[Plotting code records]
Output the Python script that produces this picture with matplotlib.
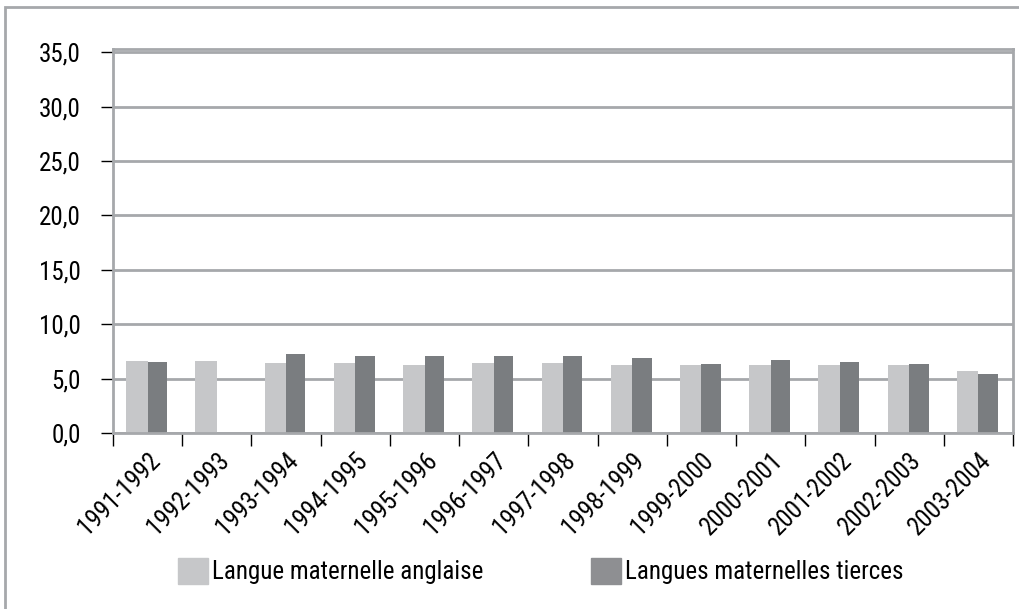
import numpy as np
import matplotlib.pyplot as plt
from matplotlib.patches import Patch, Rectangle
from matplotlib.ticker import FuncFormatter

plt.rcParams['font.family'] = ['Roboto Condensed', 'Liberation Sans', 'DejaVu Sans']

years = ['1991-1992', '1992-1993', '1993-1994', '1994-1995', '1995-1996',
         '1996-1997', '1997-1998', '1998-1999', '1999-2000', '2000-2001',
         '2001-2002', '2002-2003', '2003-2004']
anglaise = [6.6, 6.6, 6.4, 6.4, 6.25, 6.4, 6.4, 6.25, 6.25, 6.25, 6.25, 6.25, 5.7]
tierces = [6.5, np.nan, 7.3, 7.1, 7.1, 7.1, 7.1, 6.9, 6.35, 6.75, 6.55, 6.35, 5.4]

light = '#c6c7c9'
dark = '#7a7d80'
legend_dark = '#8e8f92'
grey = '#a6a8ab'

fig = plt.figure(figsize=(10.2, 6.09), dpi=100)
ax = fig.add_axes([113 / 1020, 1 - 433 / 609, 900 / 1020, 384 / 609])

x = np.arange(len(years))
ax.bar(x - 0.31, anglaise, width=0.31, align='edge', color=light, zorder=3)
ax.bar(x, tierces, width=0.28, align='edge', color=dark, zorder=3)

ax.set_xlim(-0.5, len(years) - 0.5)
ax.set_ylim(0, 35.3)
ax.set_yticks(np.arange(0, 36, 5))
ax.yaxis.set_major_formatter(FuncFormatter(lambda v, p: f'{v:.1f}'.replace('.', ',')))
ax.grid(axis='y', color=grey, linewidth=2, zorder=0)

# labels under the bars, small ticks between the groups
ax.set_xticks(x)
ax.set_xticklabels(years, rotation=45, ha='right', va='top', rotation_mode='anchor')
ax.set_xticks(np.arange(-0.5, len(years), 1), minor=True)
ax.tick_params(axis='x', which='major', length=0, pad=11, labelsize=18)
ax.tick_params(axis='x', which='minor', length=9, width=1, color='black', direction='out')
ax.tick_params(axis='y', length=9, width=1, color='black', labelsize=18, pad=14)

for s in ax.spines.values():
    s.set_color(grey)
    s.set_linewidth(2)
    s.set_zorder(4)

handles = [Patch(color=light, label='Langue maternelle anglaise'),
           Patch(color=legend_dark, label='Langues maternelles tierces')]
fig.legend(handles=handles, loc='center', bbox_to_anchor=(541 / 1020, 1 - 571 / 609),
           ncol=2, frameon=False, fontsize=18, handlelength=1.2, handleheight=1.2,
           handletextpad=0.16, columnspacing=4.3)

# outer frame, cut off on the right and bottom like the original
fig.add_artist(Rectangle((5 / 1020, -0.1), 1.2, 1.1 - 7 / 609, transform=fig.transFigure,
                         fill=False, edgecolor=grey, linewidth=2))

fig.savefig('out.png', dpi=100)
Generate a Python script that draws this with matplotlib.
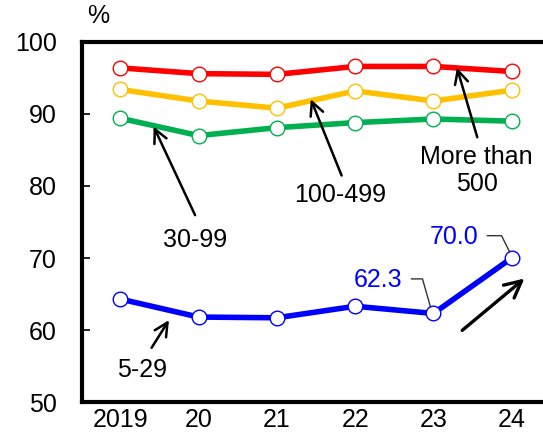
import matplotlib.pyplot as plt

plt.rcParams['font.family'] = ['Liberation Sans', 'DejaVu Sans']

# data
years = ['2019', '20', '21', '22', '23', '24']
size_500 = [96.4, 95.6, 95.5, 96.6, 96.6, 95.9]
size_100 = [93.4, 91.8, 90.8, 93.2, 91.8, 93.3]
size_30 = [89.4, 87.0, 88.1, 88.8, 89.3, 89.0]
size_5 = [64.3, 61.8, 61.7, 63.3, 62.3, 70.0]
series_colors = ['#FF0000', '#FFC000', '#00B050', '#0000FF']

FS = 18

fig = plt.figure(figsize=(5.43, 4.37), dpi=100)
ax = fig.add_axes([0.151, 0.080, 0.862, 0.824])

x = list(range(len(years)))
for vals, c in zip([size_500, size_100, size_30, size_5], series_colors):
    ax.plot(x, vals, color=c, lw=4.0, marker='o', ms=10.5,
            mfc='white', mec=c, mew=1.0, solid_capstyle='round', zorder=3)

ax.set_xlim(-0.49, 5.49)
ax.set_ylim(50, 100)
ax.set_yticks(range(50, 101, 10))
ax.set_xticks(x)
ax.set_xticklabels(years)
ax.tick_params(axis='y', direction='in', length=6, width=1.2, labelsize=FS, pad=18)
ax.tick_params(axis='x', length=0, labelsize=FS, pad=4)
for s in ax.spines.values():
    s.set_linewidth(3)
ax.spines['right'].set_visible(False)

ax.text(-0.28, 102.0, '%', fontsize=FS, ha='center', va='bottom', clip_on=False)

# group labels with arrows
arrow = dict(arrowstyle='->', color='black', lw=1.8, mutation_scale=24)
ax.annotate('', xy=(0.41, 88.6), xytext=(0.97, 75.6), arrowprops=arrow)
ax.text(0.96, 72.5, '30-99', fontsize=FS, ha='center', va='center')
ax.annotate('', xy=(2.42, 92.4), xytext=(2.84, 81.1), arrowprops=arrow)
ax.text(2.81, 78.7, '100-499', fontsize=FS, ha='center', va='center')
ax.annotate('', xy=(4.29, 96.8), xytext=(4.57, 86.4), arrowprops=arrow)
ax.text(4.55, 82.2, 'More than\n500', fontsize=FS, ha='center', va='center',
        linespacing=1.15)
ax.annotate('', xy=(0.64, 61.7), xytext=(0.38, 57.2), arrowprops=arrow)
ax.text(0.28, 54.4, '5-29', fontsize=FS, ha='center', va='center')

# trend arrow
ax.annotate('', xy=(5.19, 67.4), xytext=(4.34, 59.7),
            arrowprops=dict(arrowstyle='->', color='black', lw=2.4, mutation_scale=30))

# value labels with leader lines
ax.plot([3.72, 3.86, 3.97], [67.1, 67.1, 62.9], color='#333333', lw=1.0, zorder=2)
ax.text(3.29, 66.9, '62.3', fontsize=FS, color='#0000FF', ha='center', va='center')
ax.plot([4.69, 4.87, 4.99], [73.1, 73.1, 70.5], color='#333333', lw=1.0, zorder=2)
ax.text(4.27, 72.9, '70.0', fontsize=FS, color='#0000FF', ha='center', va='center')

fig.savefig('out.png', dpi=100)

PROMPT ▸ Take the material above and output only the lines from the one that contains "Generate a Python" through the one that contains "ha='center', va='bottom', clip_on=False)", ends included and images left out.

WRITTEN ANSWER ▸
Generate a Python script that draws this with matplotlib.
import matplotlib.pyplot as plt

plt.rcParams['font.family'] = ['Liberation Sans', 'DejaVu Sans']

# data
years = ['2019', '20', '21', '22', '23', '24']
size_500 = [96.4, 95.6, 95.5, 96.6, 96.6, 95.9]
size_100 = [93.4, 91.8, 90.8, 93.2, 91.8, 93.3]
size_30 = [89.4, 87.0, 88.1, 88.8, 89.3, 89.0]
size_5 = [64.3, 61.8, 61.7, 63.3, 62.3, 70.0]
series_colors = ['#FF0000', '#FFC000', '#00B050', '#0000FF']

FS = 18

fig = plt.figure(figsize=(5.43, 4.37), dpi=100)
ax = fig.add_axes([0.151, 0.080, 0.862, 0.824])

x = list(range(len(years)))
for vals, c in zip([size_500, size_100, size_30, size_5], series_colors):
    ax.plot(x, vals, color=c, lw=4.0, marker='o', ms=10.5,
            mfc='white', mec=c, mew=1.0, solid_capstyle='round', zorder=3)

ax.set_xlim(-0.49, 5.49)
ax.set_ylim(50, 100)
ax.set_yticks(range(50, 101, 10))
ax.set_xticks(x)
ax.set_xticklabels(years)
ax.tick_params(axis='y', direction='in', length=6, width=1.2, labelsize=FS, pad=18)
ax.tick_params(axis='x', length=0, labelsize=FS, pad=4)
for s in ax.spines.values():
    s.set_linewidth(3)
ax.spines['right'].set_visible(False)

ax.text(-0.28, 102.0, '%', fontsize=FS, ha='center', va='bottom', clip_on=False)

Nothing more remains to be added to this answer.